There is an irony to Egan’s triumph in that it came just hours after the Employment Rights Bill finally passed the House of Lords. This is the big win that the trade unions have been after – the biggest single legislative boost to their fortunes since the 1970s. But now that battle has been won, what can the government offer them? There is no Angela Rayner in this cabinet; no John Prescott-style figure left to negotiate with the unions. ‘The labour coalition has been pulling in the same direction’, says one trade union figure. ‘But there is nothing waiting in the wings.’
Opinion within the Labour party is divided as to whether Egan’s result is a political or industrial question. One new MP argues that it is the latter: ‘How does a TFCR Unison engage with local government and agenda for change negotiations?’ Another aide points to the upcoming series of trade union conferences in May. Disaffiliation motions are likely to be presented at the Aslef, the Communication Workers’ Union and Fire Brigade Union gatherings. ‘The house of cards could topple,’ they argue, noting that it will be in the aftermath of the spring local elections.

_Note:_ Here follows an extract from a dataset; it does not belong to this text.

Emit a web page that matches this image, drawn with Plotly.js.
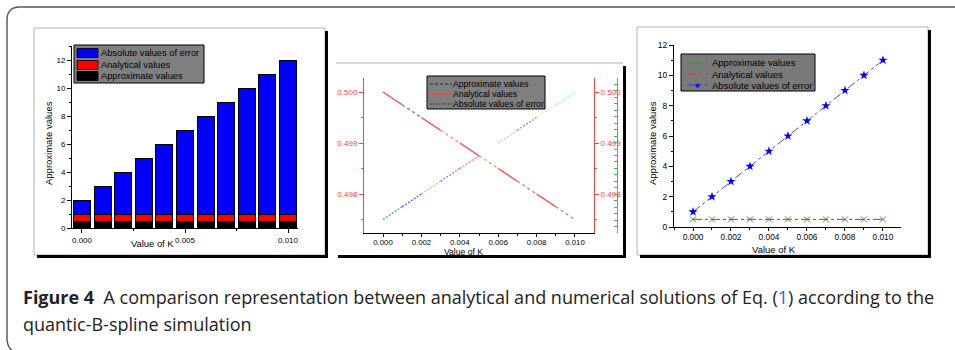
<!DOCTYPE html>
<html><head><meta charset="utf-8">
<script src="https://cdn.plot.ly/plotly-3.0.1.min.js"></script>
<style>html,body{margin:0;padding:0;background:#fff;} #chart{width:955px;height:350px;}</style>
</head><body><div id="chart"></div>
<script>
// ---------- data ----------
const K = [0, 0.001, 0.002, 0.003, 0.004, 0.005, 0.006, 0.007, 0.008, 0.009, 0.010];

// panel 1 (stacked bars)
const p1Approx     = [0.5, 0.5, 0.5, 0.5, 0.5, 0.5, 0.5, 0.5, 0.5, 0.5, 0.5];
const p1Analytical = [0.5, 0.5, 0.5, 0.5, 0.5, 0.5, 0.5, 0.5, 0.5, 0.5, 0.5];
const p1Error      = [1, 2, 3, 4, 5, 6, 7, 8, 9, 10, 11];

// panel 2 (segment lines)
const p2Analytical = [0.5, 0.49975, 0.4995, 0.49925, 0.499, 0.49875, 0.4985, 0.49825, 0.498, 0.49775, 0.4975];
const p2Approx     = [0.5, 0.49975, 0.4995, 0.49925, 0.499, 0.49875, 0.4985, 0.49825, 0.498, 0.49775, 0.4975];
const p2Error      = [0.4975, 0.49775, 0.498, 0.49825, 0.4985, 0.49875, 0.499, 0.49925, 0.4995, 0.49975, 0.5];
// segment colours (null = segment not drawn)
const p2AnalyticalSegColor = ['#ff4040', null, '#ff4040', null, '#ff4040', null, '#ff4040', null, '#ff4040', null];
const p2ApproxSegColor     = [null, '#6b6bff', null, '#ff78ff', null, '#b5b565', null, '#c070d0', null, '#66b866'];
const p2ErrorSegColor      = ['#3fa3a3', '#5a5ae6', '#ffb05a', '#a070ff', '#ff66d6', null, '#c8c8c8', '#999999', '#f5f57a', '#88ffff'];

// panel 3 (lines + markers)
const p3Approx     = [0.5, 0.5, 0.5, 0.5, 0.5, 0.5, 0.5, 0.5, 0.5, 0.5, 0.5];
const p3Analytical = [0.5, 0.5, 0.5, 0.5, 0.5, 0.5, 0.5, 0.5, 0.5, 0.5, 0.5];
const p3Error      = [1, 2, 3, 4, 5, 6, 7, 8, 9, 10, 11];

const seriesNames = ['Approximate values', 'Analytical values', 'Absolute values of error'];
const xTitle = 'Value of K';
const yTitle = 'Approximate values';

// ---------- helpers ----------
const W = 955, H = 350;
const px = x => x / W;
const py = y => 1 - y / H;
const domX = (a, b) => [px(a), px(b)];
const domY = (top, bottom) => [py(bottom), py(top)];
const F = 'Liberation Sans, Arial, sans-serif';

// ---------- traces ----------
const traces = [];
traces.push({type:'bar', x:K, y:p1Approx, name:seriesNames[0], width:0.00082,
  marker:{color:'#000000', line:{color:'#000', width:1}}, xaxis:'x', yaxis:'y', hoverinfo:'skip'});
traces.push({type:'bar', x:K, y:p1Analytical, name:seriesNames[1], width:0.00082,
  marker:{color:'#ff0000', line:{color:'#000', width:1}}, xaxis:'x', yaxis:'y', hoverinfo:'skip'});
traces.push({type:'bar', x:K, y:p1Error, name:seriesNames[2], width:0.00082,
  marker:{color:'#0000ff', line:{color:'#000', width:1}}, xaxis:'x', yaxis:'y', hoverinfo:'skip'});

for (let i = 0; i < K.length - 1; i++) {
  const xs = K.slice(i, i + 2);
  if (p2AnalyticalSegColor[i]) traces.push({type:'scatter', mode:'lines', x:xs, y:p2Analytical.slice(i, i + 2),
    line:{color:p2AnalyticalSegColor[i], width:1.3}, xaxis:'x2', yaxis:'y2', hoverinfo:'skip'});
  if (p2ApproxSegColor[i]) traces.push({type:'scatter', mode:'lines', x:xs, y:p2Approx.slice(i, i + 2),
    line:{color:p2ApproxSegColor[i], width:1.3, dash:'3px,3px'}, xaxis:'x2', yaxis:'y2', hoverinfo:'skip'});
  if (p2ErrorSegColor[i]) traces.push({type:'scatter', mode:'lines', x:xs, y:p2Error.slice(i, i + 2),
    line:{color:p2ErrorSegColor[i], width:1.3, dash:'2px,1.5px'}, xaxis:'x2', yaxis:'y2', hoverinfo:'skip'});
}
traces.push({type:'scatter', mode:'lines', x:[], y:[], xaxis:'x2', yaxis:'y3', hoverinfo:'skip'});
traces.push({type:'scatter', mode:'lines', x:[], y:[], xaxis:'x2', yaxis:'y4', hoverinfo:'skip'});

traces.push({type:'scatter', mode:'lines+markers', x:K, y:p3Approx, name:seriesNames[0],
  line:{color:'#3a9a3a', width:1, dash:'dashdot'},
  marker:{symbol:'x-thin-open', size:6, color:'#3a9a3a', line:{color:'#3a9a3a', width:1}},
  xaxis:'x3', yaxis:'y5', hoverinfo:'skip'});
traces.push({type:'scatter', mode:'lines', x:K, y:p3Analytical, name:seriesNames[1],
  line:{color:'#ff3030', width:1, dash:'dashdot'}, xaxis:'x3', yaxis:'y5', hoverinfo:'skip'});
traces.push({type:'scatter', mode:'lines+markers', x:K, y:p3Error, name:seriesNames[2],
  line:{color:'#4545ff', width:1, dash:'dashdot'},
  marker:{symbol:'star', size:7, color:'#0000ff'}, xaxis:'x3', yaxis:'y5', hoverinfo:'skip'});

// ---------- axes ----------
function ax(extra, fontSize, col) {
  col = col || '#000';
  return Object.assign({
    showgrid:false, zeroline:false, showline:true, linecolor:col, linewidth:1,
    ticks:'outside', ticklen:4, tickwidth:1, tickcolor:col,
    tickfont:{family:F, size:fontSize, color:col}, fixedrange:true
  }, extra);
}
const minor = (dt, col) => ({dtick:dt, ticks:'outside', ticklen:2, tickwidth:1, tickcolor:col || '#000', showgrid:false});

const layout = {
  width:W, height:H, margin:{l:0, r:0, t:0, b:0},
  paper_bgcolor:'#ffffff', plot_bgcolor:'rgba(0,0,0,0)',
  showlegend:false, barmode:'stack', bargap:0,
  xaxis: ax({domain:domX(72,298), range:[-0.000485,0.010485], anchor:'y', tick0:0, dtick:0.005, tickformat:'.3f', minor:minor(0.0025)}, 8),
  yaxis: ax({domain:domY(46,228), range:[0,13], anchor:'x', tick0:0, dtick:2, minor:minor(1)}, 8),
  xaxis2: ax({domain:domX(364,594), range:[-0.00099,0.01099], anchor:'y2', tick0:0, dtick:0.002, tickformat:'.3f', ticklen:3, ticklabelstandoff:-1, minor:minor(0.001)}, 7.8),
  yaxis2: ax({domain:domY(78,233), range:[0.497235,0.500275], anchor:'x2', tick0:0.497, dtick:0.001, tickformat:'.3f', minor:minor(0.0005,'#ff5050')}, 8, '#ff4040'),
  yaxis3: ax({overlaying:'y2', side:'right', anchor:'x2', range:[0.497235,0.500275], tick0:0.497, dtick:0.001, tickformat:'.3f', minor:minor(0.0005,'#ff5050')}, 8, '#ff4040'),
  yaxis4: ax({overlaying:'y2', side:'right', anchor:'free', position:px(617), range:[0,24], tick0:0, dtick:1, ticks:'inside', ticklen:3, showticklabels:false}, 7, '#55b055'),
  xaxis3: ax({domain:domX(674,901), range:[-0.001,0.01095], anchor:'y5', tick0:0, dtick:0.002, tickformat:'.3f', ticklen:3, ticklabelstandoff:-1, minor:minor(0.001)}, 8.3),
  yaxis5: ax({domain:domY(45,227), range:[0,12], anchor:'x3', tick0:0, dtick:2, minor:minor(1)}, 8.5),
  shapes:[], annotations:[]
};

const S = layout.shapes, A = layout.annotations;
function rect(x0, y0, x1, y1, fill, lineCol, lw, layer) {
  S.push({type:'rect', xref:'paper', yref:'paper', x0:px(x0), x1:px(x1), y0:py(y1), y1:py(y0),
    fillcolor:fill, line:{color:lineCol || 'rgba(0,0,0,0)', width:lw || 0}, layer:layer || 'above'});
}
function seg(x0, y0, x1, y1, col, lw, dash, layer) {
  S.push({type:'line', xref:'paper', yref:'paper', x0:px(x0), x1:px(x1), y0:py(y0), y1:py(y1),
    line:{color:col, width:lw, dash:dash || 'solid'}, layer:layer || 'above'});
}
function text(x, y, t, size, opts) {
  A.push(Object.assign({xref:'paper', yref:'paper', x:px(x), y:py(y), text:t, showarrow:false,
    xanchor:'center', yanchor:'middle', borderpad:0, borderwidth:0,
    font:{family:F, size:size, color:'#000'}}, opts || {}));
}

// outer rounded frame
S.push({type:'path', xref:'paper', yref:'paper', layer:'below',
  path:`M ${px(22)},${py(353)} Q ${px(7)},${py(353)} ${px(7)},${py(338)} L ${px(7)},${py(20)} Q ${px(7)},${py(7)} ${px(20)},${py(7)} L ${px(970)},${py(7)}`,
  line:{color:'#555555', width:1.4}});

// panel backgrounds + shadows
rect(34, 28, 325, 255, '#ffffff', '#b0b0b0', 1, 'below');
rect(325, 31, 328, 258, '#000', null, 0, 'below');
rect(37, 255, 328, 258, '#000', null, 0, 'below');

rect(335, 63, 623, 255, '#ffffff', null, 0, 'below');
seg(336, 63, 623, 63, '#b0b0b0', 1, 'solid', 'below');
rect(623, 66, 626, 258, '#000', null, 0, 'below');
rect(338, 255, 626, 258, '#000', null, 0, 'below');

rect(637, 27, 928, 255, '#ffffff', '#b0b0b0', 1, 'below');
rect(928, 30, 931, 258, '#000', null, 0, 'below');
rect(640, 255, 931, 258, '#000', null, 0, 'below');

// axis titles
text(48, 143, yTitle, 9.5, {textangle:-90});
text(152, 243, xTitle, 9.4);
text(463, 252, xTitle, 8.6);
text(652, 143, yTitle, 9.5, {textangle:-90});
text(774, 249, xTitle, 9.5);

// legend panel 1
rect(74, 45, 204, 83, '#808080', '#000', 1);
const l1Col = ['#0000ff', '#ff0000', '#000000'];
const l1Y = [53, 65, 76];
[2, 1, 0].forEach((s, j) => {
  rect(77, l1Y[j] - 4.5, 98, l1Y[j] + 4.5, l1Col[j], '#000', 0.8);
  text(101, l1Y[j], seriesNames[s], 9.3, {xanchor:'left'});
});

// legend panel 2
rect(427, 76, 545, 109, '#7f7f7f', '#000', 1);
const l2Y = [84, 94, 104];
seg(430, l2Y[0], 452, l2Y[0], '#2a2a2a', 1, '3px,2px');
seg(430, l2Y[1], 452, l2Y[1], '#ff4040', 1.5);
seg(430, l2Y[2], 452, l2Y[2], '#2a2a2a', 1, '1.5px,1.5px');
[0, 1, 2].forEach(j => text(453, l2Y[j], seriesNames[j], 8.6, {xanchor:'left'}));

// legend panel 3
rect(681, 54, 815, 91, '#7a7a7a', '#000', 1);
const l3Y = [63, 74, 85];
seg(687, l3Y[0], 708, l3Y[0], '#3a9a3a', 1, 'dashdot');
seg(695, l3Y[0] - 2.5, 700, l3Y[0] + 2.5, '#3a9a3a', 1);
seg(695, l3Y[0] + 2.5, 700, l3Y[0] - 2.5, '#3a9a3a', 1);
seg(687, l3Y[1], 708, l3Y[1], '#ff3030', 1, 'dashdot');
seg(687, l3Y[2], 708, l3Y[2], '#3b3bff', 1, 'dashdot');
text(697.5, l3Y[2], '★', 8, {font:{family:'DejaVu Sans', size:8, color:'#0000ff'}});
[0, 1, 2].forEach(j => text(712, l3Y[j], seriesNames[j], 9.5, {xanchor:'left'}));

// caption
text(23, 297, '<b>Figure 4</b>\u00a0\u00a0A comparison representation between analytical and numerical solutions of Eq. (<span style="color:#2f63c6">1</span>) according to the', 18,
  {xanchor:'left', font:{family:'Open Sans', size:18, color:'#222'}});
text(23, 324, 'quantic-B-spline simulation', 18,
  {xanchor:'left', font:{family:'Open Sans', size:18, color:'#222'}});

Plotly.newPlot('chart', traces, layout, {staticPlot:true, displayModeBar:false});
</script>
</body></html>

In Westminster, this result will be read through the prism of Keir Starmer’s political survival. Yet the more fundamental question is one of economics. Amid the ongoing cost-of-living crisis, a majority of Unison members are signalling that they want a more strident approach to industrial relations. That is bad news for ministers running public services for the rest of this government – regardless of which of them is occupying No. 10.